Are consumption and happiness related? Many people live their lives under the assumption that they are, and the fact that they do is most likely marketers’ fault. But, what is the purpose of marketing? Two words that easily come to mind when pondering what marketing could be are “sales” and “manipulation”. Marketing, under this construction, is simply a set of methods designed to get people to buy something. Many companies work under this model and, accordingly, assemble a team of people whose unique purpose is to convince customers, by whatever means, that they need whatever it is they offer. This is an outdated, exhausting, and risky approach.
There is an alternative to this, of course. Many people ignore it, but nowadays marketing is about value. This is not an easy concept to grasp, but we can roughly express it somewhat along these lines: “it is not mainly about you, as a company, making profits; it is about me, as a customer, getting something good out of our transaction.” Value is giving the customer what she wants or needs (Here you can find a nice value taxonomy). Getting to know customers to satisfy them is not easy, but when the task is properly carried out sales, as traditionally conceived, are not even necessary; persuasion is out of the picture.
One challenge with value is that people change. For instance, many people nowadays think value must go beyond themselves, something I agree with. So, products have to fulfil users’ own needs, and also their needs as beings who participate in a global community: “Yeah, your shoes are top-of-the-line (comfortable, stylish, durable), but if I find out they have been manufactured in India by a company that exploits workers, I might change my mind about making a deal with you. In a nutshell, your shoes do not fulfil my moral needs: I feel bad, guilty, buying them.”

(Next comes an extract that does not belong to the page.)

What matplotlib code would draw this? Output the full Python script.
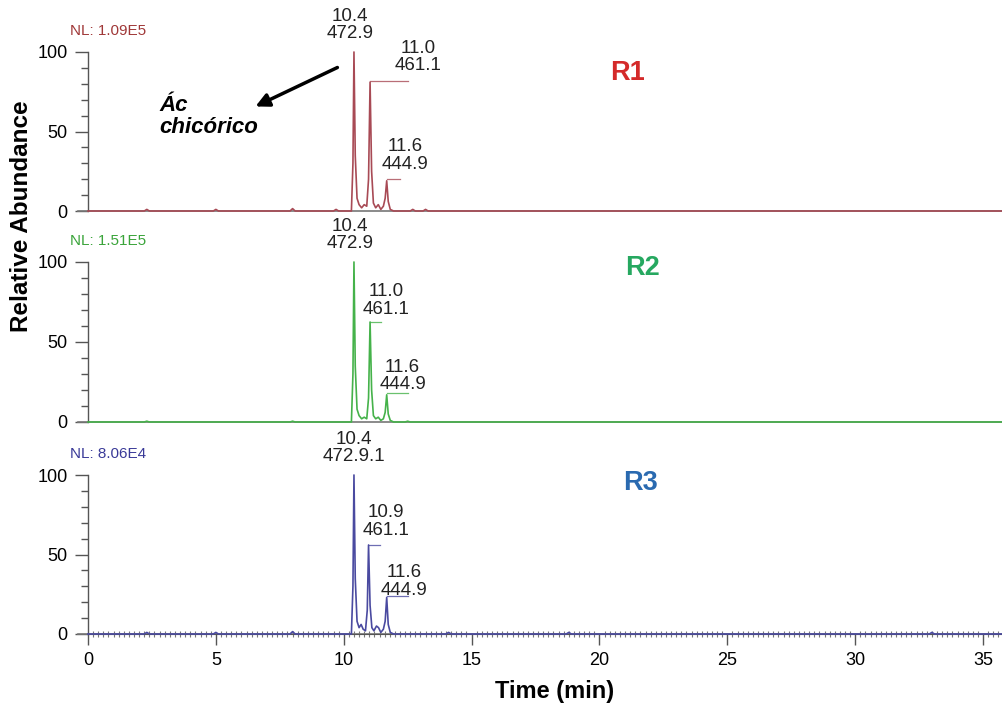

Yesterday, I was watching a really interesting video on Youtube. The video was about consumerism and the critics it faces by some academics, like famous linguist Noam Chomsky. Here:
One of the topics the video discusses is how valuable the things some companies sell are for us as human beings. It further advances the moral needs’ suggestion I just made. For most of us, material objects just give us a rewarding, short-term, feeling that does not contribute to our happiness in the long run. Consumption and happiness are then currently dissociated. Brainstorming how to connect them is highly interesting because it has the potential of merging the concept of value usually taught in marketing departments with the one we find in other disciplines, such as philosophy, where human being’s flourishing and happiness is a classical topic. Here is a suggestion.
I am of the opinion that an economy with hundreds of shoe brands does not make us any happier. Apart from economic considerations related to monopolies, a few shoe brands offering their customers a reasonable set of alternatives seems enough to satisfy any real need. Maybe in the future, we will have more companies in the business of making life genuinely better. Maybe we will have more people recording interesting podcasts or guided meditations, writing more awesome books, or shooting more thrilling movies. Maybe marketing will eventually progress to a more embracing and progressive concept of value and link things, that up to now, have run their separate courses: consumption and happiness.